The legislation aims to improve government contracting opportunities for small businesses but could have a major impact on governmentwide procurement.
Bipartisan legislation aimed at improving government contracting opportunities for small businesses awaits President Joe Biden’s signature following its passage in the House on Feb. 7.
Called the Promoting Rigorous and Innovative Cost Efficiencies for Federal Procurement and Acquisitions, or PRICE Act, the legislation directs the Department of Homeland Security to compile and publish an annual report on successful projects that have used “innovative procurement techniques.”
“Small businesses make up the foundation of our economy and additional hurdles during the federal contracting process can hinder their growth,” Sen. Gary Peters, D-Mich., said in a statement. Peters cosponsored the legislation with Republican Sen. Joni Ernst of Iowa. “I’m proud this bipartisan legislation has passed the House and urge President Biden to sign it into law as soon as possible so that small business owners in Michigan and across the nation can have a chance to provide innovative solutions to problems facing the federal government and the American people, and compete on a level playing field to win federal contracts.”
The legislation lays out five broad goals—improving and encouraging better competition, reducing time to award, achieving cost savings, achieving better mission outcomes and meeting goals for contracts awarded to small business concerns. It further directs the agency to “develop and disseminate guidance and offer training for,” acquisition specialists, and to share best practices with other federal agencies.
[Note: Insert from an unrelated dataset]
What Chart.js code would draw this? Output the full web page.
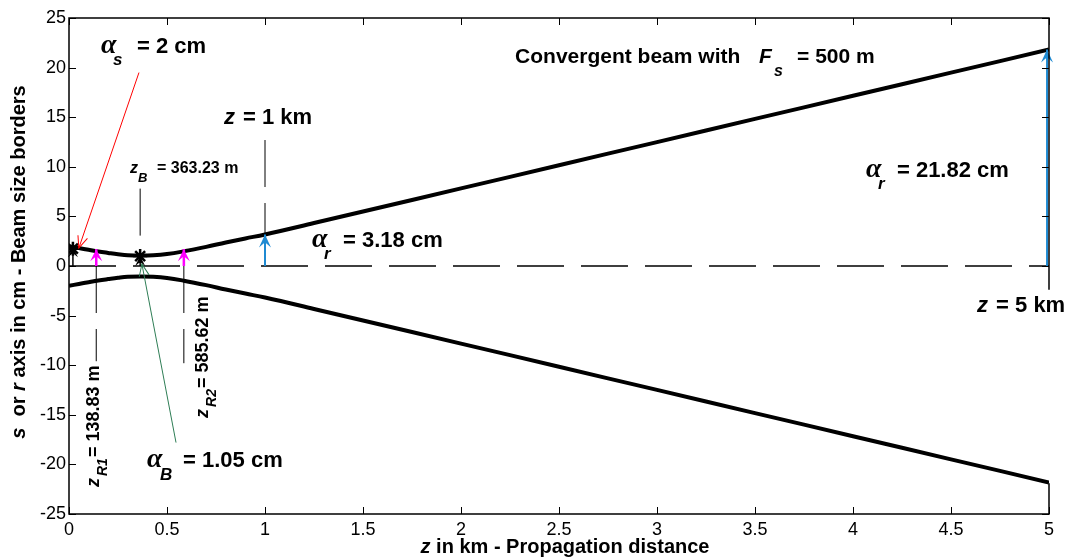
<!DOCTYPE html>
<html>
<head>
<meta charset="utf-8">
<script src="https://cdn.jsdelivr.net/npm/chart.js@4.4.1/dist/chart.umd.min.js"></script>
<style>
  html, body { margin: 0; padding: 0; background: #fff; }
  #beam { display: block; }
</style>
</head>
<body>
<canvas id="beam" width="1076" height="558"></canvas>
<script>
// ビーム境界 (cm) : 上側と下側
const zKm = [0, 0.05, 0.1, 0.15, 0.2, 0.25, 0.3, 0.363, 0.43, 0.5, 0.586, 0.7, 0.8, 0.9, 1.0, 1.25, 1.5, 2, 2.5, 3, 3.5, 4, 4.5, 5];
const upperCm = [2.0, 1.81, 1.63, 1.46, 1.32, 1.19, 1.09, 1.05, 1.08, 1.2, 1.48, 1.93, 2.37, 2.78, 3.18, 4.33, 5.5, 7.82, 10.16, 12.49, 14.83, 17.16, 19.49, 21.82];
const lowerCm = [-2.0, -1.81, -1.63, -1.46, -1.32, -1.19, -1.09, -1.05, -1.08, -1.2, -1.48, -1.93, -2.37, -2.78, -3.18, -4.33, -5.5, -7.82, -10.16, -12.49, -14.83, -17.16, -19.49, -21.82];

// 目盛り
const xTicks = [0, 0.5, 1, 1.5, 2, 2.5, 3, 3.5, 4, 4.5, 5];
const xTickLabels = ["0", "0.5", "1", "1.5", "2", "2.5", "3", "3.5", "4", "4.5", "5"];
const yTicks = [-25, -20, -15, -10, -5, 0, 5, 10, 15, 20, 25];
const yTickLabels = ["-25", "-20", "-15", "-10", "-5", "0", "5", "10", "15", "20", "25"];

// 補助線 (縦の破線, 上から下へ)
const guideZ = [0.139, 0.586, 0.363, 1];
const guideFrom = [0, 0, 7.8, 12.7];
const guideTo = [-9.6, -9.8, 1.05, 3.18];

// 矢印
const blueArrowZ = [1, 4.99];
const blueArrowTop = [3.18, 21.82];
const magentaArrowZ = [0.139, 0.586];
const magentaArrowTop = [1.7, 1.7];
const blackArrowZ = [0.02, 0.363];
const blackArrowTop = [1.9, 1.0];
const starZ = [0.02, 0.363];
const starCm = [1.75, 1.0];
const redArrowZ = [0.357, 0.05];
const redArrowCm = [19.5, 1.8];
const greenArrowZ = [0.546, 0.372];
const greenArrowCm = [-17.8, 0.2];

// 右枠の切れ目 (z = 5 km の文字の部分)
const rightFrameGap = [-2.4, -21.9];

const SANS = '"Liberation Sans", Arial, sans-serif';
const SERIF = '"Liberation Serif", "Times New Roman", serif';

function pts(xs, ys) {
  return xs.map((x, i) => ({ x: x, y: ys[i] }));
}

function segment(x0, y0, x1, y1, color, width, dash, head) {
  return {
    data: [{ x: x0, y: y0 }, { x: x1, y: y1 }],
    showLine: true,
    pointRadius: 0,
    borderColor: color,
    borderWidth: width,
    borderDash: dash || [],
    head: head || null,
    order: 1,
  };
}

const datasets = [];

// ビーム
datasets.push({
  data: pts(zKm, upperCm), showLine: true, pointRadius: 0,
  borderColor: "#000", borderWidth: 4, tension: 0.4, order: 3,
});
datasets.push({
  data: pts(zKm, lowerCm), showLine: true, pointRadius: 0,
  borderColor: "#000", borderWidth: 4, tension: 0.4, order: 3,
});

// 0 の破線
datasets.push(Object.assign(segment(0, 0, 5, 0, "#000", 1.5, [47, 17]), { order: 4 }));

guideZ.forEach((z, i) => {
  datasets.push(Object.assign(segment(z, guideFrom[i], z, guideTo[i], "#000", 1, [47, 16]), { order: 4 }));
});

blueArrowZ.forEach((z, i) => {
  datasets.push(segment(z, 0, z, blueArrowTop[i], "#1f8ad2", 2, null, { len: 13, half: 6, fill: true }));
});
magentaArrowZ.forEach((z, i) => {
  datasets.push(segment(z, 0, z, magentaArrowTop[i], "#ff00ff", 2.5, null, { len: 12, half: 6, fill: true }));
});
blackArrowZ.forEach((z, i) => {
  datasets.push(segment(z, 0, z, blackArrowTop[i], "#000", 1.5, null, { len: 10, half: 5, fill: true }));
});
datasets.push(segment(redArrowZ[0], redArrowCm[0], redArrowZ[1], redArrowCm[1], "#ff0000", 1, null, { len: 12, half: 5, fill: false }));
datasets.push(segment(greenArrowZ[0], greenArrowCm[0], greenArrowZ[1], greenArrowCm[1], "#2e7d55", 1, null, { len: 12, half: 5, fill: false }));

datasets.push({
  data: pts(starZ, starCm), showLine: false, pointStyle: "star", pointRadius: 7,
  borderColor: "#000", backgroundColor: "#000", pointBorderWidth: 2.5, order: 0,
});

// 注記 (データ座標で配置)
const ALPHA = "italic bold 28px " + SERIF;
const notes = [
  { z: 0.163, v: 21.47, parts: [
    { t: "α", f: ALPHA, dx: 0, dy: 0 },
    { t: "s", f: "italic bold 17px " + SANS, dx: 12, dy: 12 },
    { t: "= 2 cm", f: "bold 22px " + SANS, dx: 36, dy: 0 }] },
  { z: 2.276, v: 20.46, parts: [
    { t: "Convergent beam with", f: "bold 21px " + SANS, dx: 0, dy: 0 },
    { t: "F", f: "italic bold 21px " + SANS, dx: 244, dy: 0 },
    { t: "s", f: "italic bold 16px " + SANS, dx: 259, dy: 13 },
    { t: "= 500 m", f: "bold 21px " + SANS, dx: 282, dy: 0 }] },
  { z: 0.791, v: 14.31, parts: [
    { t: "z", f: "italic bold 22px " + SANS, dx: 0, dy: 0 },
    { t: "= 1 km", f: "bold 22px " + SANS, dx: 19, dy: 0 }] },
  { z: 0.311, v: 9.375, parts: [
    { t: "z", f: "italic bold 16px " + SANS, dx: 0, dy: 0 },
    { t: "B", f: "italic bold 13px " + SANS, dx: 8, dy: 9 },
    { t: "= 363.23 m", f: "bold 16px " + SANS, dx: 27, dy: 0 }] },
  { z: 1.24, v: 1.915, parts: [
    { t: "α", f: ALPHA, dx: 0, dy: 0 },
    { t: "r", f: "italic bold 17px " + SANS, dx: 12, dy: 12 },
    { t: "= 3.18 cm", f: "bold 22px " + SANS, dx: 31, dy: 0 }] },
  { z: 4.066, v: 8.97, parts: [
    { t: "α", f: ALPHA, dx: 0, dy: 0 },
    { t: "r", f: "italic bold 17px " + SANS, dx: 12, dy: 12 },
    { t: "= 21.82 cm", f: "bold 22px " + SANS, dx: 31, dy: 0 }] },
  { z: 4.633, v: -4.64, parts: [
    { t: "z", f: "italic bold 22px " + SANS, dx: 0, dy: 0 },
    { t: "= 5 km", f: "bold 22px " + SANS, dx: 19, dy: 0 }] },
  { z: 0.398, v: -20.26, parts: [
    { t: "α", f: ALPHA, dx: 0, dy: 0 },
    { t: "B", f: "italic bold 17px " + SANS, dx: 13, dy: 13 },
    { t: "= 1.05 cm", f: "bold 22px " + SANS, dx: 36, dy: 0 }] },
  { z: 0.153, v: -22.28, rot: true, parts: [
    { t: "z", f: "italic bold 18px " + SANS, dx: 0, dy: 0 },
    { t: "R1", f: "italic bold 14px " + SANS, dx: 11, dy: 8 },
    { t: "= 138.83 m", f: "bold 18px " + SANS, dx: 30, dy: 0 }] },
  { z: 0.709, v: -15.32, rot: true, parts: [
    { t: "z", f: "italic bold 18px " + SANS, dx: 0, dy: 0 },
    { t: "R2", f: "italic bold 14px " + SANS, dx: 11, dy: 8 },
    { t: "= 585.62 m", f: "bold 18px " + SANS, dx: 30, dy: 0 }] },
];

function drawParts(ctx, parts) {
  parts.forEach((p) => {
    ctx.font = p.f;
    ctx.fillText(p.t, p.dx, p.dy);
  });
}

function drawRun(ctx, runs, cx, cy, rotate) {
  // 中央揃えの混在フォント文字列
  let w = 0;
  runs.forEach((r) => { ctx.font = r.f; w += ctx.measureText(r.t).width; });
  ctx.save();
  ctx.translate(cx, cy);
  if (rotate) ctx.rotate(-Math.PI / 2);
  let x = -w / 2;
  runs.forEach((r) => {
    ctx.font = r.f;
    ctx.fillText(r.t, x, 0);
    x += ctx.measureText(r.t).width;
  });
  ctx.restore();
}

function inGap(v) {
  return v < rightFrameGap[0] && v > rightFrameGap[1];
}

const framePlugin = {
  id: "frame",
  afterDatasetsDraw(chart) {
    const ctx = chart.ctx;
    chart.data.datasets.forEach((ds, i) => {
      if (!ds.head) return;
      const pts = chart.getDatasetMeta(i).data;
      const a = pts[pts.length - 2], b = pts[pts.length - 1];
      const ang = Math.atan2(b.y - a.y, b.x - a.x);
      const h = ds.head;
      ctx.save();
      ctx.translate(b.x, b.y);
      ctx.rotate(ang);
      ctx.strokeStyle = ds.borderColor;
      ctx.fillStyle = ds.borderColor;
      ctx.lineWidth = ds.borderWidth;
      ctx.beginPath();
      if (h.fill) {
        ctx.moveTo(0, 0);
        ctx.lineTo(-h.len, -h.half);
        ctx.lineTo(-h.len * 0.6, 0);
        ctx.lineTo(-h.len, h.half);
        ctx.closePath();
        ctx.fill();
      } else {
        ctx.moveTo(-h.len, -h.half);
        ctx.lineTo(0, 0);
        ctx.lineTo(-h.len, h.half);
        ctx.stroke();
      }
      ctx.restore();
    });
  },
  afterDraw(chart) {
    const ctx = chart.ctx;
    const area = chart.chartArea;
    const xs = chart.scales.x, ys = chart.scales.y;
    ctx.save();
    ctx.strokeStyle = "#000";
    ctx.fillStyle = "#000";
    ctx.lineWidth = 1.5;
    ctx.beginPath();
    ctx.moveTo(area.right, ys.getPixelForValue(rightFrameGap[0]));
    ctx.lineTo(area.right, area.top);
    ctx.lineTo(area.left, area.top);
    ctx.lineTo(area.left, area.bottom);
    ctx.lineTo(area.right, area.bottom);
    ctx.lineTo(area.right, ys.getPixelForValue(rightFrameGap[1]));
    ctx.stroke();

    // 内向きの目盛り
    ctx.lineWidth = 1;
    ctx.beginPath();
    xTicks.forEach((t) => {
      const px = Math.round(xs.getPixelForValue(t)) + 0.5;
      ctx.moveTo(px, area.bottom); ctx.lineTo(px, area.bottom - 7);
      ctx.moveTo(px, area.top); ctx.lineTo(px, area.top + 7);
    });
    yTicks.forEach((t) => {
      const py = Math.round(ys.getPixelForValue(t)) + 0.5;
      ctx.moveTo(area.left, py); ctx.lineTo(area.left + 7, py);
      if (!inGap(t)) {
        ctx.moveTo(area.right, py); ctx.lineTo(area.right - 7, py);
      }
    });
    ctx.stroke();

    // 目盛りラベル
    ctx.font = "18px " + SANS;
    ctx.textAlign = "center";
    ctx.textBaseline = "alphabetic";
    xTicks.forEach((t, i) => {
      ctx.fillText(xTickLabels[i], xs.getPixelForValue(t), area.bottom + 21);
    });
    ctx.textAlign = "right";
    ctx.textBaseline = "middle";
    yTicks.forEach((t, i) => {
      ctx.fillText(yTickLabels[i], area.left - 3, ys.getPixelForValue(t));
    });

    // 軸タイトル
    ctx.textAlign = "left";
    ctx.textBaseline = "alphabetic";
    drawRun(ctx, [
      { t: "z", f: "italic bold 20px " + SANS },
      { t: " in km - Propagation distance", f: "bold 20px " + SANS }], 565, 553, false);
    drawRun(ctx, [
      { t: "s", f: "italic bold 20px " + SANS },
      { t: "  or ", f: "bold 20px " + SANS },
      { t: "r", f: "italic bold 20px " + SANS },
      { t: " axis in cm - Beam size borders", f: "bold 20px " + SANS }], 25, 262, true);

    // 注記
    notes.forEach((n) => {
      ctx.save();
      ctx.translate(xs.getPixelForValue(n.z), ys.getPixelForValue(n.v));
      if (n.rot) ctx.rotate(-Math.PI / 2);
      drawParts(ctx, n.parts);
      ctx.restore();
    });
    ctx.restore();
  },
};

new Chart(document.getElementById("beam").getContext("2d"), {
  type: "scatter",
  data: { datasets: datasets },
  options: {
    responsive: false,
    animation: false,
    devicePixelRatio: 1,
    layout: { padding: { left: 69, right: 27, top: 18, bottom: 44 } },
    plugins: { legend: { display: false }, tooltip: { enabled: false } },
    scales: {
      x: { type: "linear", min: 0, max: 5, display: false },
      y: { type: "linear", min: -25, max: 25, display: false },
    },
  },
  plugins: [framePlugin],
});
</script>
</body>
</html>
That sharing would be aided by the establishment of a governmentwide council of leading procurement officials within 45 days of the legislation being signed into law. The council—led by the federal procurement policy administrator—would include the DHS chief procurement officer and members from the General Services Administration and Departments of Defense, Treasury, Veterans Affairs, Health and Human Services, as well as the Small Business Administration.
The council would convene quarterly and ultimately submit a report to Congress outlining “innovative acquisition practices and applications of technologies that have worked well in achieving better procurement outcomes, including increased efficiency, improved program outcomes, better customer experience, and meeting or exceeding” Small Business Act goals.
The council’s report would also deliver “steps to identify and adopt transformational commercial business practices, modernized data analytics and advanced technologies that allow decision making to occur in a more friction-free buying environment and improve customer experience,” as well as recommendations to Congress.
Ultimately, the report would be made public through multiple federal websites.
“Small businesses are the backbone of Iowa’s economy, and we need to make sure they get their fair shot in the federal contracting process. This bipartisan bill, which I was proud to help pass in the Senate and now in the House, will help our business owners across the state have the opportunity to compete and succeed,” Ernst said in a statement.
Several contracting groups voiced support for the bill, including the Small Business Majority, the Association of Procurement Technical Assistance Centers, GovEvolve, HUBZone Contractors National Council and the Women Veterans Business Coalition.
“Small IT companies are at the forefront of innovation, but often face barriers when selling to the federal government,” said Eminence Griffin, executive director of the contracting advocacy organization GovEvolve. “The PRICE Act addresses the need for modernizing the federal acquisition system and will be transformative for small business IT contractors around the country.
The House sponsors of the legislation were Reps. Joe Neguse, D-Colo., and Maria Elvira Salazar, R-Fla.